These pickled vegetables are such an easy, flavorful option for any meal.
I often make them at the beginning of my week and add them to meals throughout. Equal parts apple cider vinegar and water are heated with salt and poured over the vegetables. They are cooled on the counter for 30 minutes and then stored in the fridge. They are ready to eat the next day but I like to wait a couple days to really let the vinegar set in.
This process, according to “Preserving Food: Pickled Process” edited by Judy A. Harrison and Elizabeth L. Andress is called “fresh pack or quick pickled” (1). Pickles you get from the store are known as brined or fermented pickles, which “go through a curing process in a brine (salt and water) solution for one or more weeks. Curing changes the color, flavor and texture of the product” (1). You can also brine for a quick pickle but they only soak for “several hours and [are] then drained, before being covered with the pickling liquid” (1).

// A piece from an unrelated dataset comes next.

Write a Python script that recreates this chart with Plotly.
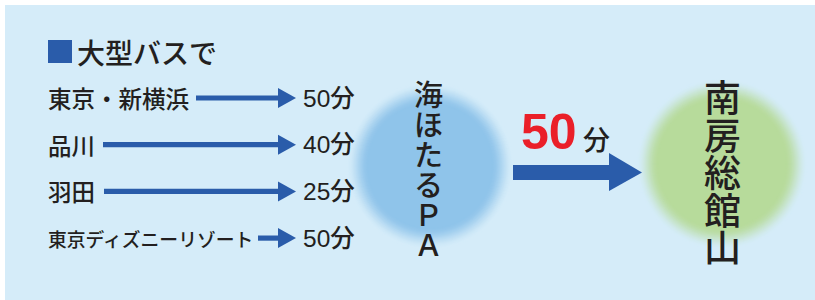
import plotly.graph_objects as go

# ---- data ----
title_text = "大型バスで"
origins = ["東京・新横浜", "品川", "羽田", "東京ディズニーリゾート"]
minutes = [50, 40, 25, 50]
unit = "分"
hub = "海ほたるPA"
hub_chars = ["海", "ほ", "た", "る", "Ｐ", "Ａ"]
dest = "南房総館山"
hub_to_dest_minutes = 50

# ---- styles / layout constants ----
W, H = 815, 300
BG = "#d5ecf9"
BLUE = "#2a5caa"
TXT = "#231f20"
RED = "#ea1f29"
FONT = "Noto Sans CJK JP"
NUMFONT = "Liberation Sans, Noto Sans CJK JP"

row_y0, row_step = 98, 46.7
arrow_starts = [196, 103, 104, 258]
arrow_tip = 296
label_sizes = [23.5, 23.5, 23.5, 18.8]

fig = go.Figure()
shapes = []
ann = []

# background panel
shapes.append(dict(type="rect", x0=5, y0=5, x1=W + 2, y1=H + 2,
                   fillcolor=BG, line=dict(width=0), layer="below"))


def hex2rgb(h):
    h = h.lstrip("#")
    return tuple(int(h[i:i + 2], 16) for i in (0, 2, 4))


def blur_circle(cx, cy, r, color, blur=11, steps=22):
    c1 = hex2rgb(BG)
    c2 = hex2rgb(color)
    for i in range(steps + 1):
        t = i / steps
        rr = r + blur - 2 * blur * t
        s = t * t * (3 - 2 * t)
        col = tuple(round(c1[k] + (c2[k] - c1[k]) * s) for k in range(3))
        shapes.append(dict(type="circle", x0=cx - rr, x1=cx + rr, y0=cy - rr, y1=cy + rr,
                           fillcolor="rgb(%d,%d,%d)" % col, line=dict(width=0), layer="below"))


blur_circle(430, 166, 73, "#8fc4ea")
blur_circle(722, 164, 75, "#b7db9b")

# title with square marker
shapes.append(dict(type="rect", x0=48, x1=72, y0=40, y1=63, fillcolor=BLUE, line=dict(width=0)))
ann.append(dict(x=75, y=52, text=title_text, xanchor="left", yanchor="middle",
                font=dict(family=FONT, size=28, color=TXT, weight=500)))

# rows
for i, (o, m) in enumerate(zip(origins, minutes)):
    y = row_y0 + i * row_step
    ann.append(dict(x=46, y=y, text=o, xanchor="left", yanchor="middle",
                    font=dict(family=FONT, size=label_sizes[i], color=TXT, weight=500)))
    x0 = arrow_starts[i]
    shapes.append(dict(type="rect", x0=x0, x1=arrow_tip - 17, y0=y - 2.6, y1=y + 2.6,
                       fillcolor=BLUE, line=dict(width=0)))
    shapes.append(dict(type="path",
                       path=f"M{arrow_tip - 18},{y - 10} L{arrow_tip},{y} L{arrow_tip - 18},{y + 10} Z",
                       fillcolor=BLUE, line=dict(width=0)))
    ann.append(dict(x=301, y=y, text=f"{m}{unit}", xanchor="left", yanchor="middle",
                    font=dict(family=NUMFONT, size=24.5, color=TXT, weight=500)))

# hub vertical text
for i, ch in enumerate(hub_chars):
    ann.append(dict(x=428, y=93 + i * 30, text=ch, xanchor="center", yanchor="middle",
                    font=dict(family=FONT, size=29, color=TXT, weight=500)))

# destination vertical text
for i, ch in enumerate(dest):
    ann.append(dict(x=722, y=96 + i * 37.6, text=ch, xanchor="center", yanchor="middle",
                    font=dict(family=FONT, size=37, color=TXT, weight=500)))

# big arrow
shapes.append(dict(type="rect", x0=513, x1=610, y0=165, y1=180, fillcolor=BLUE, line=dict(width=0)))
shapes.append(dict(type="path", path="M609,153 L642,172.5 L609,191 Z", fillcolor=BLUE, line=dict(width=0)))

ann.append(dict(x=519, y=132, text=f"<b>{hub_to_dest_minutes}</b>", xanchor="left", yanchor="middle",
                font=dict(family=NUMFONT, size=50, color=RED)))
ann.append(dict(x=581, y=138, text=unit, xanchor="left", yanchor="middle",
                font=dict(family=FONT, size=27, color=TXT, weight=500)))

for a in ann:
    a.update(xref="x", yref="y", showarrow=False)

fig.update_layout(
    width=W, height=H, margin=dict(l=0, r=0, t=0, b=0),
    paper_bgcolor="white", plot_bgcolor="white",
    xaxis=dict(range=[0, W], visible=False, fixedrange=True),
    yaxis=dict(range=[H, 0], visible=False, fixedrange=True),
    shapes=shapes, annotations=ann, showlegend=False,
)
fig.write_html("out.html", config={"displayModeBar": False},
               post_script="document.body.style.margin='0';document.body.style.overflow='hidden';")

It’s important that the vegetables are fully submerged by the liquid so they don’t spoil, “a bulging lid or leakage may mean the contents are spoiled” (3). The vegetables I chose for this recipe can be swapped for any of your favorites. I’ve done it with cauliflower, pearl onions and fresno peppers as well!
Makes 3 cups vegetables
2 cups green cabbage
2 large carrots
1 cup apple cider vinegar
1 cup water
1 Tbsp salt
1. Cut off the bottom of the cabbage. Remove a couple leaves and cut out the rib. Roll up the leaves and thinly slice until you’ve reached at least two cups. Add to a heat safe container.
2. Peel two large carrots and cut off the bottom and top. Slice at an angle about a quarter inch thick. Add to a heat safe container.
3. Cut off the top of two jalapeños and slice about a quarter inch thick. Add to a heat safe container.
4. Add vinegar, water and salt to a pot on high heat. Once boiling pour over vegetables. Make sure the liquid fully covers the vegetables.
5. Allow to cool uncovered on the counter for at least 30 minutes. Cover and store in the fridge.
Andress, Elizabeth L., and Judy A. Harrison. "Preserving food: Pickled products." (2000).